Xx223x. Is there a name for it besides Asus? I bought a fun little app for my Kindle Fire that plays chord changes but Asus isn’t included.
TIA!
Asus4 is another name for it, but I suppose you probably would have figured that out. There’s no other name to that chord that I can think of (well, it could be an E quartal triad or a different voicing for a Dsus2, I suppose.) You might be able to sub in an A major there (or possibly an A minor, depending on what the suspension would normally resolve to), but it’s going to have a different feel to it.
Asus4 is it. Thanks, puly."
I suppose you could call it an Asus4, as it is an E-A-D (the “traditional” Asus4 includes: A-E-A-D-E)
Also, it might also work as a Dsus2?
Pushing this farther than we need to, if we think “E minor chord family”, due to the lowest note being an E:
E-A-D would translate a 1-4-7… not sure what that would be called…
I’d just call it a triad of 4ths. One of my favorite things to do is move it up and down a half step over a jazz bass ostinato. Shamelessy stolen from Mike Stern.
And if you arpeggiate it, it’s the first three notes to the original Star Trek theme.
Normally, when I’ve found that chord in guitar music with that fingering, it’s been harmonically functioning as an Asus4. Yes, it could be a quartal, it could be a Dsus2, it could be an E7sus4, or any of a number of things depending on context. But the vast majority of the time, it’s an Asus4.
Yeah, I play mostly piano, but sticking in a chromatically ascending quartal triadic arpeggio is fun in all sorts of contexts. I throw them in my blues licks as a way to briefly play “out” and create tension (usually on the transition from the I to the IV chord).
Hey that’s all news to me after figuring out what the notes were by counting out the frets, I got E-A-D like everyone else. I would have said just an E quartal chord (sus4 with a b7), but it’s good to get a more straight dope on the way that would usually be played. Never would have guessed straight up Asus4, but I’ll take everyone’s word for it and consider that something to look out for. Cool!

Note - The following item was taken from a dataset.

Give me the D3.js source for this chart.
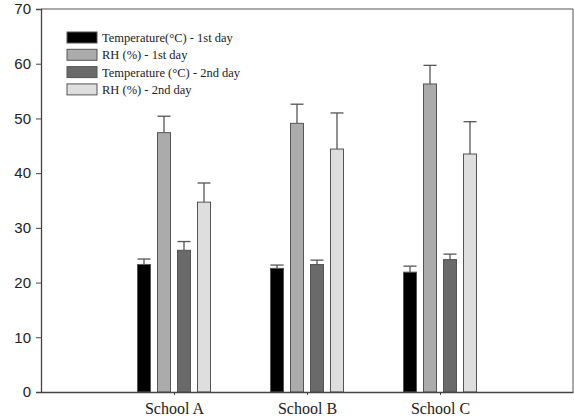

Actually, I should be careful, because I don’t usually see that chord with the A string and high E string muted. Normally, I see the fretting include at least the open high E, and often the A, as well. That said, context is everything. If the OP could give us the rest of the chords around it, I could make a better guess as to the “proper” name of the chord, but Asus4 is what the betting man in me is going to bet it is (that, and the OP did mention Asus in the initial post.)